Bij het begin van deze meditatie toont Pierre Teilhard de Chardin zijn armoede: "Ik heb geen brood, geen wijn, geen altaar". Ik kijk op mijn beurt naar wat ik in deze moeilijke momenten van isolatie moet missen. Welke relaties? Welke contacten? Welke bezigheden? Welke materiële grenzen? Ik word me bewust van mijn beperkingen, van de grenzen die me worden opgelegd.
Toch gaat de meditatie verder. Teilhard de Chardin beschouwt de hele mensheid in beweging.

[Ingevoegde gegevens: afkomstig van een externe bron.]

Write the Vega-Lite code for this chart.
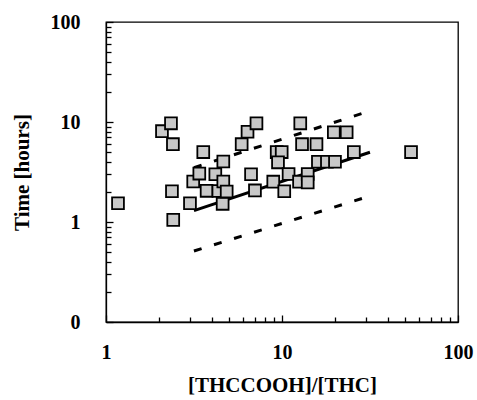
{
  "$schema": "https://vega.github.io/schema/vega-lite/v6.json",
  "width": 352,
  "height": 300,
  "autosize": {"type": "none"},
  "padding": {"left": 106, "top": 22, "right": 19, "bottom": 78},
  "background": "white",
  "config": {
    "view": {"stroke": "#000", "strokeWidth": 1.3},
    "axis": {
      "grid": false,
      "domainColor": "#000",
      "domainWidth": 1.3,
      "tickColor": "#000",
      "tickWidth": 1.3,
      "labelFont": "Liberation Serif",
      "labelFontSize": 20,
      "labelFontWeight": "bold",
      "labelColor": "#000",
      "labelOverlap": false,
      "labelFlush": false,
      "titleFont": "Liberation Serif",
      "titleFontSize": 21,
      "titleFontWeight": "bold",
      "titleColor": "#000"
    }
  },
  "datasets": {
    "points": [
      {"x": 1.17, "y": 1.54}, {"x": 2.08, "y": 8.1}, {"x": 2.34, "y": 9.7}, {"x": 2.4, "y": 6.0},
      {"x": 2.37, "y": 2.03}, {"x": 2.41, "y": 1.05}, {"x": 3.0, "y": 1.54}, {"x": 3.13, "y": 2.54},
      {"x": 3.39, "y": 3.05}, {"x": 3.57, "y": 5.0}, {"x": 3.73, "y": 2.05}, {"x": 4.18, "y": 3.0},
      {"x": 4.35, "y": 2.04}, {"x": 4.6, "y": 1.52}, {"x": 4.64, "y": 2.54}, {"x": 4.64, "y": 4.03},
      {"x": 4.85, "y": 2.02}, {"x": 5.9, "y": 6.0}, {"x": 6.37, "y": 8.0}, {"x": 7.16, "y": 9.7},
      {"x": 6.67, "y": 3.0}, {"x": 7.02, "y": 2.07}, {"x": 8.92, "y": 2.53}, {"x": 9.33, "y": 5.0},
      {"x": 9.96, "y": 5.0}, {"x": 9.49, "y": 3.95}, {"x": 10.3, "y": 2.03}, {"x": 10.9, "y": 3.02},
      {"x": 12.5, "y": 2.53}, {"x": 12.7, "y": 9.7}, {"x": 13.0, "y": 6.0}, {"x": 15.7, "y": 6.0},
      {"x": 14.0, "y": 3.02}, {"x": 14.0, "y": 2.49}, {"x": 16.0, "y": 4.0}, {"x": 18.0, "y": 4.0},
      {"x": 20.0, "y": 4.0}, {"x": 19.7, "y": 7.9}, {"x": 23.3, "y": 7.9}, {"x": 25.6, "y": 5.0},
      {"x": 54.1, "y": 5.0}
    ],
    "fit": [
      {"x": 3.16, "y": 1.3}, {"x": 31.6, "y": 4.98}
    ],
    "bounds": [
      {"series": "upper", "x": 3.16, "y": 3.5}, {"series": "upper", "x": 31.6, "y": 12.9},
      {"series": "lower", "x": 3.16, "y": 0.513}, {"series": "lower", "x": 31.6, "y": 1.82}
    ]
  },
  "encoding": {
    "x": {
      "field": "x",
      "type": "quantitative",
      "scale": {"type": "log", "domain": [1, 100], "nice": false},
      "axis": {
        "title": "[THCCOOH]/[THC]",
        "values": [1, 2, 3, 4, 5, 6, 7, 8, 9, 10, 20, 30, 40, 50, 60, 70, 80, 90, 100],
        "labelExpr": "(datum.value == 1 || datum.value == 10 || datum.value == 100) ? '' + datum.value : ''",
        "tickSize": {"condition": {"test": "datum.value == 1 || datum.value == 10 || datum.value == 100", "value": -7}, "value": -5},
        "labelPadding": 37,
        "labelBaseline": "middle",
        "titleX": 176,
        "titleY": 63,
        "titleBaseline": "middle"
      }
    },
    "y": {
      "field": "y",
      "type": "quantitative",
      "scale": {"type": "log", "domain": [0.1, 100], "nice": false},
      "axis": {
        "title": "Time [hours]",
        "values": [0.1, 0.2, 0.3, 0.4, 0.5, 0.6, 0.7, 0.8, 0.9, 1, 2, 3, 4, 5, 6, 7, 8, 9, 10, 20, 30, 40, 50, 60, 70, 80, 90, 100],
        "labelExpr": "datum.value < 0.15 ? '0' : ((datum.value == 1 || datum.value == 10 || datum.value == 100) ? '' + datum.value : '')",
        "tickSize": {"condition": {"test": "datum.value < 0.15 || datum.value == 1 || datum.value == 10 || datum.value == 100", "value": -7}, "value": -5},
        "labelPadding": 33,
        "titleX": -84,
        "titleY": 150,
        "titleBaseline": "middle",
        "titleAlign": "center"
      }
    }
  },
  "layer": [
    {
      "data": {"name": "bounds"},
      "mark": {"type": "line", "color": "#000", "strokeWidth": 3, "strokeDash": [8, 13]},
      "encoding": {"detail": {"field": "series"}}
    },
    {
      "data": {"name": "fit"},
      "mark": {"type": "line", "color": "#000", "strokeWidth": 3},
      "encoding": {}
    },
    {
      "data": {"name": "points"},
      "mark": {"type": "square", "size": 140, "fill": "#c8c8c8", "stroke": "#000", "strokeWidth": 1.8, "opacity": 1},
      "encoding": {}
    }
  ]
}
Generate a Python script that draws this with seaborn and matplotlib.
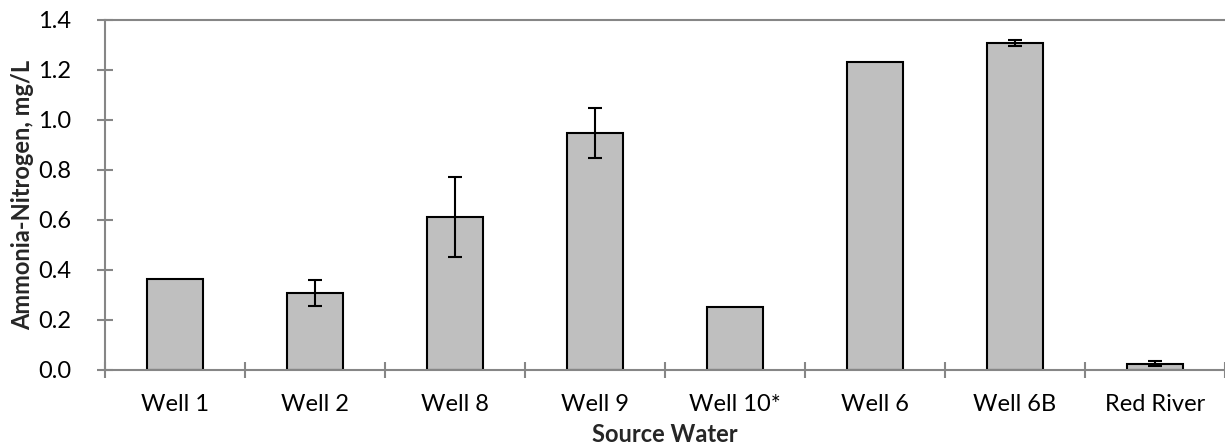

Hij noemt ze 'de ontelbare menigte van de levenden', op zoek naar het licht in het hart van hun werk, van hun dagelijks leven. Ik kijk naar deze mannen en vrouwen, in het bijzonder verzorgend personeel, artsen, verpleegkundigen die zoeken naar licht in de toewijding aan hun zorgende taak. Ik zie de eenzame, geïsoleerde ouderen, de zieken in hun verslagenheid en overgave en zoveel mensen in hun dagelijks leven.
De meditatie eindigt met een onmetelijke offerande van al deze mensen die betrokken zijn op andere mensen. In mijn eigen woorden, met wat ik heb kunnen aanschouwen van deze mensheid waar ik deel van uitmaak, bied ik op mijn beurt dit leven aan de Heer aan.
Ik luister opnieuw naar deze meditatie. Ik gebruik al mijn verbeelding om deel te hebben aan dit verhaal.
Aan het einde van deze gebedstijd wend ik me met vertrouwen tot God. Ik kan Hem een bijzondere situatie toevertrouwen, zijn raad vragen of in stilte voor Hem staan, verheugd dat ik met hem verenigd ben.